Aim
The lines from the top of the material below through the line containing "50, step: 5" are to be printed exactly, with pictures omitted.

Raw data
● ● ● ● ●

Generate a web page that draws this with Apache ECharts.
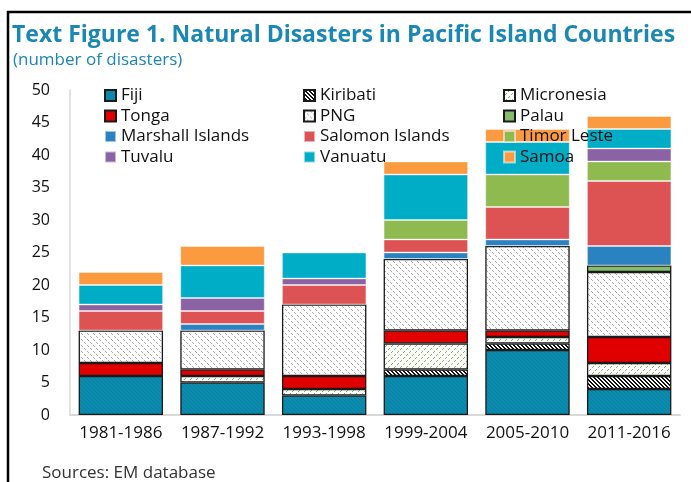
<!DOCTYPE html>
<html>
<head>
<meta charset="utf-8">
<script src="https://cdn.jsdelivr.net/npm/echarts@6/dist/echarts.min.js"></script>
<style>
  html, body { margin: 0; padding: 0; background: #fff; }
  #chart { width: 691px; height: 482px; }
</style>
</head>
<body>
<div id="chart"></div>
<script>
// Six-year periods on the category axis
const periods = ['1981-1986', '1987-1992', '1993-1998', '1999-2004', '2005-2010', '2011-2016'];

// Number of natural disasters per country and period (stacked bottom to top)
const fiji       = [6, 5, 3, 6, 10, 4];
const kiribati   = [0, 0, 0, 1, 1, 2];
const micronesia = [0, 1, 1, 4, 1, 2];
const tonga      = [2, 1, 2, 2, 1, 4];
const png        = [5, 6, 11, 11, 13, 10];
const palau      = [0, 0, 0, 0, 0, 1];
const marshall   = [0, 1, 0, 1, 1, 3];
const salomon    = [3, 2, 3, 2, 5, 10];
const timorLeste = [0, 0, 0, 3, 5, 3];
const tuvalu     = [1, 2, 1, 0, 0, 2];
const vanuatu    = [3, 5, 4, 7, 5, 3];
const samoa      = [2, 3, 0, 2, 2, 2];

const yTicks = { min: 0, max: 50, step: 5 };

// Build a small repeating diagonal hatch texture.
// dir = 1 draws "\" strokes, dir = -1 draws "/" strokes.
function hatch(size, bg, fg, dir, thick, dashEvery) {
  const c = document.createElement('canvas');
  c.width = c.height = size;
  const g = c.getContext('2d');
  g.fillStyle = bg;
  g.fillRect(0, 0, size, size);
  g.fillStyle = fg;
  for (let i = 0; i < size; i++) {
    if (dashEvery && (i % dashEvery) === dashEvery - 1) continue;
    for (let w = 0; w < thick; w++) {
      const x = dir > 0 ? (i + w) % size : (size - 1 - i + w + size) % size;
      g.fillRect(x, i, 1, 1);
    }
  }
  return { image: c, repeat: 'repeat' };
}

const dark = '#1a1a1a';
const soft = 'rgba(255,255,255,0.55)';

const seriesDefs = [
  { name: 'Fiji',             values: fiji,       color: hatch(4, '#0b8bad', '#0981a1', 1, 1),     border: dark },
  { name: 'Kiribati',         values: kiribati,   color: hatch(4, '#ffffff', '#111111', 1, 2),     border: dark },
  { name: 'Micronesia',       values: micronesia, color: hatch(6, '#ffffff', '#7dbb5c', -1, 1, 3), border: dark },
  { name: 'Tonga',            values: tonga,      color: '#e00000',                                border: dark },
  { name: 'PNG',              values: png,        color: hatch(6, '#ffffff', '#adadad', 1, 1, 3),  border: dark },
  { name: 'Palau',            values: palau,      color: '#86bc6e',                                border: dark },
  { name: 'Marshall Islands', values: marshall,   color: '#2a82c0',                                border: soft },
  { name: 'Salomon Islands',  values: salomon,    color: '#dd5252',                                border: soft },
  { name: 'Timor Leste',      values: timorLeste, color: '#8fba50',                                border: soft },
  { name: 'Tuvalu',           values: tuvalu,     color: '#8b62a3',                                border: soft },
  { name: 'Vanuatu',          values: vanuatu,    color: '#00adc6',                                border: soft },
  { name: 'Samoa',            values: samoa,      color: '#fb9a3e',                                border: soft }
];

const font = '"Open Sans", "Noto Sans", sans-serif';
const titleBlue = '#1a87b5';

const legendCommon = {
  orient: 'vertical',
  top: 86,
  padding: 0,
  itemWidth: 11,
  itemHeight: 11,
  itemGap: 1.5,
  icon: 'rect',
  selectedMode: false,
  textStyle: { fontFamily: font, fontSize: 17, color: '#111', lineHeight: 19 }
};

const option = {
  animation: false,
  backgroundColor: '#fff',
  title: [
    {
      text: 'Text Figure 1. Natural Disasters in Pacific Island Countries',
      left: 12, top: 24, padding: 0,
      textStyle: { fontFamily: font, fontSize: 23, fontWeight: 'bold', color: titleBlue }
    },
    {
      text: '(number of disasters)',
      left: 13, top: 52, padding: 0,
      textStyle: { fontFamily: font, fontSize: 17, fontWeight: 'normal', color: titleBlue }
    }
  ],
  legend: [
    Object.assign({}, legendCommon, { left: 104, data: ['Fiji', 'Tonga', 'Marshall Islands', 'Tuvalu'] }),
    Object.assign({}, legendCommon, { left: 303, data: ['Kiribati', 'PNG', 'Salomon Islands', 'Vanuatu'] }),
    Object.assign({}, legendCommon, { left: 503, data: ['Micronesia', 'Palau', 'Timor Leste', 'Samoa'] })
  ],
  grid: { left: 70, right: 11, top: 90, bottom: 67 },
  xAxis: {
    type: 'category',
    data: periods,
    axisLine: { show: true, lineStyle: { color: '#d9d9d9', width: 2 } },
    axisTick: { show: false },
    axisLabel: { interval: 0, fontFamily: font, fontSize: 17, color: '#111', margin: 10 }
  },
  yAxis: {
    type: 'value',
    min: yTicks.min, max: yTicks.max, interval: yTicks.step,
    axisLine: { show: true, lineStyle: { color: '#d9d9d9', width: 1.5 } },
    axisTick: { show: false },
    splitLine: { show: false },
    axisLabel: { fontFamily: font, fontSize: 16, color: '#111', margin: 20 }
  },
  series: seriesDefs.map(d => ({
    name: d.name,
    type: 'bar',
    stack: 'total',
    barWidth: '83%',
    data: d.values.map(v => (v === 0 ? null : v)),
    itemStyle: { color: d.color, borderColor: d.border, borderWidth: d.border === dark ? 1.3 : 0.8 },
    emphasis: { disabled: true }
  })),
  graphic: [
    {
      type: 'rect',
      shape: { x: 8, y: 12, width: 720, height: 520 },
      style: { fill: 'none', stroke: '#000', lineWidth: 2.5 },
      silent: true
    },
    {
      type: 'text',
      left: 42, top: 465,
      style: { text: 'Sources: EM database', fontFamily: font, fontSize: 17, fill: '#333' },
      silent: true
    }
  ]
};

const chart = echarts.init(document.getElementById('chart'), null, { renderer: 'canvas' });
chart.setOption(option);
</script>
</body>
</html>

● ● ● ● ●

Response
Generate a web page that draws this with Apache ECharts.
<!DOCTYPE html>
<html>
<head>
<meta charset="utf-8">
<script src="https://cdn.jsdelivr.net/npm/echarts@6/dist/echarts.min.js"></script>
<style>
  html, body { margin: 0; padding: 0; background: #fff; }
  #chart { width: 691px; height: 482px; }
</style>
</head>
<body>
<div id="chart"></div>
<script>
// Six-year periods on the category axis
const periods = ['1981-1986', '1987-1992', '1993-1998', '1999-2004', '2005-2010', '2011-2016'];

// Number of natural disasters per country and period (stacked bottom to top)
const fiji       = [6, 5, 3, 6, 10, 4];
const kiribati   = [0, 0, 0, 1, 1, 2];
const micronesia = [0, 1, 1, 4, 1, 2];
const tonga      = [2, 1, 2, 2, 1, 4];
const png        = [5, 6, 11, 11, 13, 10];
const palau      = [0, 0, 0, 0, 0, 1];
const marshall   = [0, 1, 0, 1, 1, 3];
const salomon    = [3, 2, 3, 2, 5, 10];
const timorLeste = [0, 0, 0, 3, 5, 3];
const tuvalu     = [1, 2, 1, 0, 0, 2];
const vanuatu    = [3, 5, 4, 7, 5, 3];
const samoa      = [2, 3, 0, 2, 2, 2];

const yTicks = { min: 0, max: 50, step: 5 };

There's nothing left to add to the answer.